Un piano, comunque, fallace anche a livello nazionale. Su tutta la penisola, infatti, i nuovi posti in TI sarebbero dovuti essere ben 3553, ovvero oltre 2200 in più di quelli effettivamente resi disponibili. Una mancanza, quindi, che ha ferito l’intero paese, con la Calabria, come fin troppo spesso siamo abituati, in coda alla classifica degli aumenti effettuati (6, come detto). Peggio hanno fatto solo Molise (+4, da 30 a 34) e Umbria (0, 7o posti).

Eppure sia Arcuri che Cotticelli di tempo ne hanno avuto. Questo dannato virus, nel suo essere diabolico, aveva quantomeno avuto l’accortezza di concedere una tregua, in estate.
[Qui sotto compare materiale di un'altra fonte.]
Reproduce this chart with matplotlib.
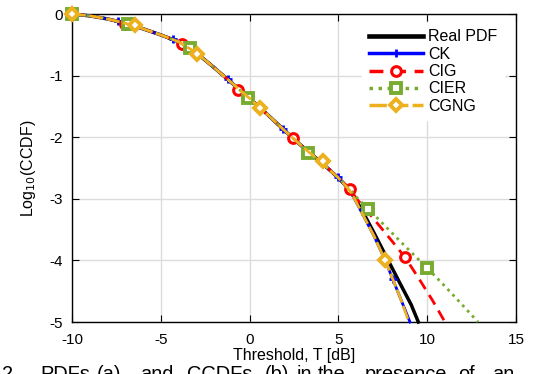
import matplotlib
matplotlib.use('Agg')
import matplotlib.pyplot as plt
from matplotlib.lines import Line2D

plt.rcParams['font.family'] = ['Liberation Sans', 'DejaVu Sans']
plt.rcParams['axes.unicode_minus'] = False

# shared part of all curves (Threshold dB, log10 CCDF)
x_common = [-10, -9, -8, -7, -6, -5, -4, -3, -2, -1, 0, 1, 2, 3, 4, 5]
y_common = [0, -0.03, -0.08, -0.15, -0.24, -0.34, -0.45, -0.63, -0.87, -1.12,
            -1.37, -1.63, -1.90, -2.16, -2.40, -2.66]

# tails where the curves split
x_real = [5.65, 6, 6.5, 7, 7.5, 8, 8.5, 9.1, 9.5]
y_real = [-2.86, -3.02, -3.28, -3.55, -3.83, -4.11, -4.39, -4.72, -5.0]
x_ck = [5.65, 6, 7, 7.62, 8, 8.5, 9.03]
y_ck = [-2.87, -3.05, -3.60, -3.99, -4.26, -4.62, -5.0]
x_cig = [5.65, 6, 7, 8, 8.75, 9.5, 10.3, 11.0]
y_cig = [-2.84, -2.99, -3.33, -3.68, -3.95, -4.28, -4.65, -5.0]
x_cier = [5.65, 6, 6.67, 8, 9, 9.99, 11, 12, 12.86]
y_cier = [-2.85, -2.97, -3.16, -3.55, -3.84, -4.12, -4.42, -4.73, -5.0]
x_cgng = [5.65, 6, 7, 7.62, 8, 8.5, 8.97]
y_cgng = [-2.87, -3.05, -3.60, -3.99, -4.26, -4.62, -5.0]

# marker points
mx_ck = [-10, -7.43, -4.33, -1.23, 1.87, 4.97, 8.07]
my_ck = [0, -0.11, -0.41, -1.06, -1.86, -2.65, -4.30]
mx_cig = [-10, -7.0, -3.8, -0.65, 2.42, 5.65, 8.75]
my_cig = [0, -0.16, -0.49, -1.23, -2.01, -2.84, -3.95]
mx_cier = [-10, -6.85, -3.36, -0.09, 3.31, 6.67, 9.99]
my_cier = [0, -0.16, -0.55, -1.37, -2.25, -3.16, -4.12]
mx_cgng = [-10, -6.45, -2.96, 0.59, 4.13, 7.62]
my_cgng = [0, -0.18, -0.65, -1.52, -2.39, -3.99]

labels = ['Real PDF', 'CK', 'CIG', 'CIER', 'CGNG']

# caption underneath (cut off by the picture edge)
caption_words = ['2.', 'PDFs', '(a)', 'and', 'CCDFs', '(b)', 'in', 'the',
                 'presence', 'of', 'an']
caption_px = [2, 40, 97, 140, 187, 265, 297, 318, 365, 458, 492]

blue = (0, 0, 1)
red = (1, 0, 0)
green = (0.466, 0.674, 0.188)
orange = (0.929, 0.694, 0.125)

fig = plt.figure(figsize=(5.35, 3.74), dpi=100)
ax = fig.add_axes([72 / 535, 1 - 322 / 374, 444 / 535, 308 / 374])

styles = [
    dict(color='k', lw=2.5, ls='-', marker=None),
    dict(color=blue, lw=2, ls='-', marker='+', ms=6, mew=2, mfc='none'),
    dict(color=red, lw=2, ls=(0, (4, 2.5)), marker='o', ms=7, mew=2.2, mfc='white'),
    dict(color=green, lw=2, ls=(0, (1, 1.6)), marker='s', ms=6.5, mew=2.8, mfc='white'),
    dict(color=orange, lw=2, ls=(0, (5, 1.2)), marker='D', ms=6.5, mew=2.8, mfc='white'),
]

tails = [(x_real, y_real), (x_ck, y_ck), (x_cig, y_cig), (x_cier, y_cier), (x_cgng, y_cgng)]
marks = [None, (mx_ck, my_ck), (mx_cig, my_cig), (mx_cier, my_cier), (mx_cgng, my_cgng)]

z = 3
for st, (xt, yt), mk in zip(styles, tails, marks):
    ax.plot(x_common + xt, y_common + yt, color=st['color'], lw=st['lw'],
            ls=st['ls'], zorder=z, clip_on=False)
    if mk is not None:
        ax.plot(mk[0], mk[1], ls='none', marker=st['marker'], ms=st['ms'],
                mew=st['mew'], mec=st['color'], mfc=st['mfc'],
                zorder=z + 0.5, clip_on=False)
    z += 1

ax.set_xlim(-10, 15)
ax.set_ylim(-5, 0)
ax.set_xticks([-10, -5, 0, 5, 10, 15])
ax.set_yticks([-5, -4, -3, -2, -1, 0])
ax.grid(True, color='#dcdcdc', lw=1)
ax.set_axisbelow(True)
ax.tick_params(direction='in', top=True, right=True, length=5, labelsize=11)
ax.tick_params(axis='x', pad=8)
ax.tick_params(axis='y', pad=6.5)
for s in ax.spines.values():
    s.set_linewidth(1)
ax.set_xlabel('Threshold, T [dB]', fontsize=11.5, labelpad=0.5)
ax.set_ylabel('Log$_{10}$(CCDF)', fontsize=11.5, labelpad=8.5)

handles = []
for st in styles:
    if st['marker'] is None:
        handles.append(Line2D([], [], color=st['color'], lw=st['lw'] + 0.8, ls=st['ls']))
    else:
        handles.append(Line2D([], [], color=st['color'], lw=st['lw'] + 0.5, ls=st['ls'],
                              marker=st['marker'], ms=st['ms'], mew=st['mew'],
                              mec=st['color'], mfc=st['mfc']))
leg = ax.legend(handles, labels, loc='upper right', fontsize=11.5, frameon=True,
                handlelength=3.4, handletextpad=0.3, labelspacing=0.15,
                borderaxespad=0.5, fancybox=False, bbox_to_anchor=(0.99, 0.997))
leg.get_frame().set_edgecolor('white')
leg.get_frame().set_alpha(1)
leg.set_zorder(20)

for word, px in zip(caption_words, caption_px):
    fig.text(px / 535, -5.5 / 374, word, fontsize=14.4, va='baseline', ha='left')

fig.savefig('out.png', dpi=100)
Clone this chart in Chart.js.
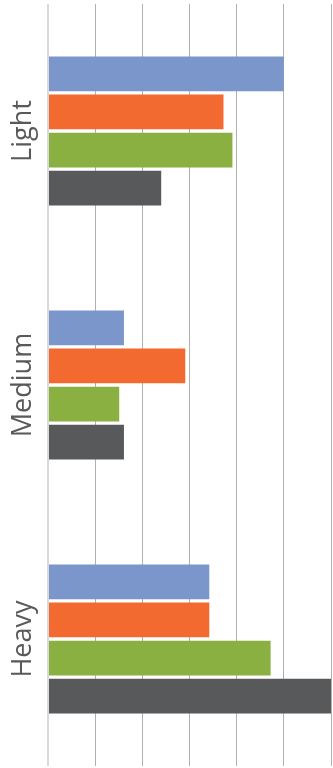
<!DOCTYPE html>
<html>
<head>
<meta charset="utf-8">
<script src="https://cdn.jsdelivr.net/npm/chart.js@4/dist/chart.umd.min.js"></script>
<style>
  html, body { margin: 0; padding: 0; background: #fff; }
  #wrap { width: 333px; height: 768px; }
</style>
</head>
<body>
<div id="wrap"><canvas id="chart" width="333" height="768"></canvas></div>
<script>
const categories = ["Light", "Medium", "Heavy"];
const seriesNames = ["Series 1", "Series 2", "Series 3", "Series 4"];
const series1 = [5.0, 1.61, 3.42];
const series2 = [3.72, 2.91, 3.42];
const series3 = [3.91, 1.51, 4.72];
const series4 = [2.4, 1.61, 6.0];
const colors = ["#7b96cb", "#f26a30", "#8ab042", "#58595b"];

// rotated category labels, placed on the y scale's own tick positions
const sideLabels = {
  id: "sideLabels",
  afterDraw(chart) {
    const ctx = chart.ctx;
    const y = chart.scales.y;
    ctx.save();
    ctx.fillStyle = "#595959";
    ctx.font = '27px "Open Sans"';
    ctx.textAlign = "center";
    ctx.textBaseline = "alphabetic";
    categories.forEach((c, i) => {
      ctx.save();
      ctx.translate(31, y.getPixelForValue(i));
      ctx.rotate(-Math.PI / 2);
      ctx.fillText(c, 0, 0);
      ctx.restore();
    });
    ctx.restore();
  }
};

new Chart(document.getElementById("chart"), {
  type: "bar",
  data: {
    labels: categories,
    datasets: [series1, series2, series3, series4].map((d, i) => ({
      label: seriesNames[i],
      data: d,
      backgroundColor: colors[i],
      borderWidth: 0,
      categoryPercentage: 0.6,
      barPercentage: 0.91,
    })),
  },
  options: {
    indexAxis: "y",
    responsive: false,
    devicePixelRatio: 1,
    animation: false,
    layout: { padding: { left: 48, right: 2, top: 4, bottom: 2 } },
    plugins: {
      legend: { display: false },
      tooltip: { enabled: false },
    },
    scales: {
      x: {
        min: 0,
        max: 6,
        ticks: { display: false, stepSize: 1 },
        border: { display: false },
        grid: {
          drawTicks: false,
          color: (c) => (c.index === 0 ? "#d9d9d9" : "#b0b0b0"),
          lineWidth: (c) => (c.index === 0 ? 2 : 1),
        },
        afterFit: (s) => { s.height = 0; },
      },
      y: {
        display: false,
        grid: { display: false },
      },
    },
  },
  plugins: [sideLabels],
});
</script>
</body>
</html>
Una tregua che poteva e doveva essere sfruttata con ogni mezzo, per rafforzare le strutture sanitarie, specie in quei territori fragili. E chi, del resto, non è più fragile della Calabria?

L’aveva scritto la stessa Jole Santelli, prima di morire, a Giuseppe Conte.

Non m’interessa essere soggetto attuatore di un piano che non condivido, ma è necessario che i calabresi sappiano che il governo si sta assumendo tutta le responsabilità della gestione sanitaria del Covid in Calabria e che la Regione è stata totalmente esautorata. Mi spiace dopo mesi di leale collaborazione, ne prendo semplicemente atto.

Una sorta di predizione, quella della Presidente Santelli, che aveva messo in guardia su una situazione, in realtà, ben nota a tutti: l’inadeguatezza medica di una Regione a cui manca praticamente ogni cosa. In primis, forse, qualcuno di interno che ne gestisca in maniera onesta la Sanità. Cosa che non avverrà almeno fino al 2022, visto il rinnovo del commissariamento da parte del Governo col Decreto Calabria. Nel 2019, lo ricordiamo, l’intervento di Roma fu reso inevitabile dalle infiltrazioni – poi accertate – delle criminalità organizzata all’interno della gestione delle ASL locali. Un provvedimento giusto, che doveva ripulire un settore – come tanti – inquinato. Tuttavia, pur consapevoli delle difficoltà che un simile piano di rientro comportava, si richiedeva a Cotticelli di dare ai calabresi una dignità infrastrutturale ed organizzativa a livello sanitario.

Una dignità evidentemente calpestata dai recenti sviluppi, per responsabilità che è inevitabile siano anche di Arcuri e Cotticelli. Il primo chiamato a gestire l’emergenza pandemica. Il secondo a guidare fuori dal baratro un settore sanitario spolpato da criminalità e illegalità. Ma, perdonateci, cari commissari: non è altrettanto illegale – perlomeno a livello morale – chiudere una regione perché, in 6 mesi, si è riusciti ad attivare solamente 6 posti in terapia intensiva?

NB: tutti i dati riportati fanno riferimento alla data del 19 ottobre 2020.